The Levys share the nomination for best comedy series for being the co-creators of the half-hour show, which has become an international phenomenon and recently finished filming its sixth and final season.
“As I told my son Dan this morning, ‘All the hard work and all the long hours that you put into the show have finally paid off in big dividends,’” said Levy, noting Dan was vacationing in Italy when the nominations were announced.
The show’s quirky and hilarious moments have inspired many social media memes, especially Moira’s outlandish designer outfits, prima donna behaviour and dramatic elocution.
“It took a long time for the awareness factor on the show to kick in,” Levy said.
“In the last year or so there has been a lot of awareness in terms of fans, in terms of viewers and certainly in terms of finally spreading across the entertainment industry…. But still, you just never think you quite have enough to make a dent on the Emmys scene.”
“Schitt’s Creek“‘s competition for best comedy series includes HBO’s “Barry” and “Veep,” Amazon Prime Video’s “Fleabag” and “The Marvelous Mrs. Maisel,” Netflix’s “Russian Doll,” and NBC’s “The Good Place.”
Eugene Levy and O’Hara were also on the Emmys circuit together in 1982 and ‘83, when they were starring on “SCTV” and got nominations for their writing on the sketch series.
“I remember being with Catherine, with John Candy, with Marty (Short),” Levy recalled.
“It was just a party. We were much younger, and the fact that a bunch of us little Canadian kids were down there at the party was kind of exciting. Now with ‘Schitt’s Creek,’ it’s nice to finally see all the hard work that you’ve been doing pay off in terms of being on the same stage, so to speak, as all the top shows in the field.”
Other Canadians named in Tuesday’s nominations include Ottawa native Sandra Oh, who is up for two trophies. One nomination is for her leading role as an MI5 operative hunting down a female assassin on BBC America’s “Killing Eve,” which airs on Bravo in Canada.

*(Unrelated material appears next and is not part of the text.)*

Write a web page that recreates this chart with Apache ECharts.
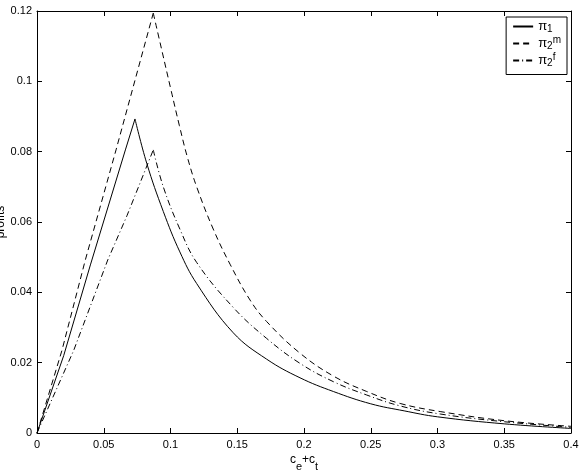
<!DOCTYPE html>
<html>
<head>
<meta charset="utf-8">
<script src="https://cdn.jsdelivr.net/npm/echarts@6/dist/echarts.min.js"></script>
<style>
html,body{margin:0;padding:0;background:#fff;}
#c{width:582px;height:472px;}
</style>
</head>
<body>
<div id="c"></div>
<script>
// Data
const xTicks = [0, 0.05, 0.1, 0.15, 0.2, 0.25, 0.3, 0.35, 0.4];
const yTicks = [0, 0.02, 0.04, 0.06, 0.08, 0.1, 0.12];

// pi_1 (solid): rising branch and falling branch (peak shared)
const pi1RiseX = [0, 0.02, 0.04, 0.0662, 0.0734];
const pi1RiseY = [0, 0.022, 0.0478, 0.0805, 0.0893];
const pi1FallX = [0.0734, 0.0822, 0.0946, 0.107, 0.1196, 0.147, 0.172, 0.197, 0.222, 0.25, 0.275, 0.3, 0.35, 0.4];
const pi1FallY = [0.0893, 0.0767, 0.063, 0.0515, 0.0425, 0.0285, 0.021, 0.0157, 0.0118, 0.0083, 0.0063, 0.0046, 0.0026, 0.0013];

// pi_2^m (dashed)
const pi2mRiseX = [0, 0.0187, 0.0362, 0.0592, 0.0871];
const pi2mRiseY = [0, 0.0235, 0.0492, 0.0805, 0.1194];
const pi2mFallX = [0.0871, 0.0934, 0.1004, 0.1066, 0.1126, 0.1196, 0.132, 0.1446, 0.1596, 0.172, 0.197, 0.222, 0.247, 0.272, 0.302, 0.35, 0.4];
const pi2mFallY = [0.1194, 0.109, 0.0975, 0.0875, 0.0785, 0.07, 0.058, 0.048, 0.0378, 0.0317, 0.0227, 0.0162, 0.0118, 0.0084, 0.0061, 0.0035, 0.0019];

// pi_2^f (dash-dot)
const pi2fRiseX = [0, 0.0275, 0.053, 0.0674, 0.0871];
const pi2fRiseY = [0, 0.0235, 0.0492, 0.0618, 0.0805];
const pi2fFallX = [0.0871, 0.0946, 0.107, 0.1196, 0.147, 0.172, 0.197, 0.222, 0.247, 0.272, 0.302, 0.35, 0.4];
const pi2fFallY = [0.0805, 0.07, 0.058, 0.0485, 0.0357, 0.0269, 0.0198, 0.0146, 0.0108, 0.0077, 0.0054, 0.0032, 0.0016];

const seriesNames = ['pi1', 'pi2m', 'pi2f'];
const legendLabels = {
  pi1: '{p|π}{sub|1}',
  pi2m: '{p|π}{sub|2}{sup|m}',
  pi2f: '{p|π}{sub|2}{sup|f}'
};

function pairs(xs, ys) { return xs.map((x, i) => [x, ys[i]]); }

const FONT = 'Liberation Sans, Arial, sans-serif';
const chart = echarts.init(document.getElementById('c'), null, {renderer: 'canvas'});

const axisCommon = {
  type: 'value',
  axisLine: {show: true, onZero: false, lineStyle: {color: '#000', width: 1}},
  axisTick: {show: true, inside: true, length: 5, lineStyle: {color: '#000'}},
  splitLine: {show: false}
};

const styles = {
  pi1: {color: '#000', width: 1, type: 'solid'},
  pi2m: {color: '#000', width: 1, type: [6, 4]},
  pi2f: {color: '#000', width: 1, type: [6, 3, 1, 3]}
};

function mk(name, xs, ys, smooth) {
  return {name: name, type: 'line', data: pairs(xs, ys), showSymbol: false, symbol: 'none',
    smooth: smooth,
    lineStyle: styles[name], itemStyle: {color: '#000'}, emphasis: {disabled: true}};
}

chart.setOption({
  animation: false,
  backgroundColor: '#fff',
  grid: {left: 37, right: 11, top: 11, bottom: 39, containLabel: false, outerBoundsMode: 'none'},
  xAxis: [
    Object.assign({}, axisCommon, {
      min: 0, max: 0.4, interval: 0.05, position: 'bottom',
      axisLabel: {color: '#000', fontFamily: FONT, fontSize: 11, margin: 6,
        formatter: v => { const t = xTicks.find(k => Math.abs(k - v) < 1e-9); return t === undefined ? '' : String(t); }},
      name: '{c|c}{sub|e}{c|+c}{sub|t}',
      nameLocation: 'middle', nameGap: 21, nameMoveOverlap: false,
      nameTextStyle: {fontFamily: FONT, color: '#000',
        rich: {c: {fontFamily: FONT, fontSize: 12, color: '#000', lineHeight: 18, verticalAlign: 'top'},
               sub: {fontFamily: FONT, fontSize: 11, color: '#000', lineHeight: 18, verticalAlign: 'bottom'}}}
    }),
    Object.assign({}, axisCommon, {
      min: 0, max: 0.4, interval: 0.05, position: 'top',
      axisLabel: {show: false}
    })
  ],
  yAxis: [
    Object.assign({}, axisCommon, {
      min: 0, max: 0.12, interval: 0.02, position: 'left',
      axisLabel: {color: '#000', fontFamily: FONT, fontSize: 11, margin: 5,
        formatter: v => { const t = yTicks.find(k => Math.abs(k - v) < 1e-9); return t === undefined ? '' : String(t); }},
      name: 'profits', nameLocation: 'middle', nameGap: 30, nameRotate: 90, nameMoveOverlap: false,
      nameTextStyle: {fontFamily: FONT, fontSize: 12, color: '#000'}
    }),
    Object.assign({}, axisCommon, {
      min: 0, max: 0.12, interval: 0.02, position: 'right',
      axisLabel: {show: false}
    })
  ],
  legend: {
    show: true,
    orient: 'vertical',
    right: 15, top: 17,
    data: seriesNames,
    backgroundColor: '#fff',
    borderColor: '#000', borderWidth: 1, borderRadius: 0,
    padding: [3, 6, 6, 6],
    itemWidth: 20, itemHeight: 10, itemGap: 1,
    itemStyle: {opacity: 0},
    formatter: n => legendLabels[n],
    textStyle: {fontFamily: FONT, color: '#000',
      rich: {p: {fontFamily: FONT, fontSize: 13, color: '#000', lineHeight: 16, verticalAlign: 'middle'},
             sub: {fontFamily: FONT, fontSize: 10, color: '#000', lineHeight: 16, verticalAlign: 'bottom'},
             sup: {fontFamily: FONT, fontSize: 10, color: '#000', lineHeight: 16, verticalAlign: 'top'}}}
  },
  series: [
    mk('pi1', pi1RiseX, pi1RiseY, false),
    mk('pi1', pi1FallX, pi1FallY, 0.4),
    mk('pi2m', pi2mRiseX, pi2mRiseY, false),
    mk('pi2m', pi2mFallX, pi2mFallY, 0.4),
    mk('pi2f', pi2fRiseX, pi2fRiseY, false),
    mk('pi2f', pi2fFallX, pi2fFallY, 0.4)
  ]
});
</script>
</body>
</html>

Last year Oh made history as the first Asian woman to be nominated for an Emmy for lead actress in a drama series for the same show. Her other nod this year is for guest actress in a comedy series for hosting NBC’s “Saturday Night Live.”
Meanwhile, Hamilton native Luke Kirby is nominated for guest actor in a comedy series for playing New York City comedian Lenny Bruce in “Mrs. Maisel.”
“Full Frontal with Samantha Bee,” hosted by the titular Toronto-born comedian, is up for best variety/talk series. Bee also shares a nomination for writing on the show, which airs The Comedy Network in Canada.
Toronto-raised Lorne Michaels earned two nominations — one for writing on NBC’s “Saturday Night Live” and another for being part of the executive producing team.
Canadian-born former Vanity Fair editor Graydon Carter is a contender for being part of the producing team of HBO’s “The Inventor: Out For Blood In Silicon Valley.”
Nova Scotia’s Paula Fairfield shares a nomination for sound editing on HBO’s “Game of Thrones,” which has a record-breaking 32 nods this year.
HBO’s “Sharp Objects,” directed by Montreal filmmaker Jean-Marc Vallee, is up for trophies including best limited series. Vallee’s Crazyrose Productions is named in that nomination.
And several Canadians who worked on “The Handmaid’s Tale” are also up for honours, in categories including production design, best fantasy/sci-fi costumes, and picture editing.
The 71st Emmy Awards will air Sept. 22 on Fox and CTV, with the host yet to be announced.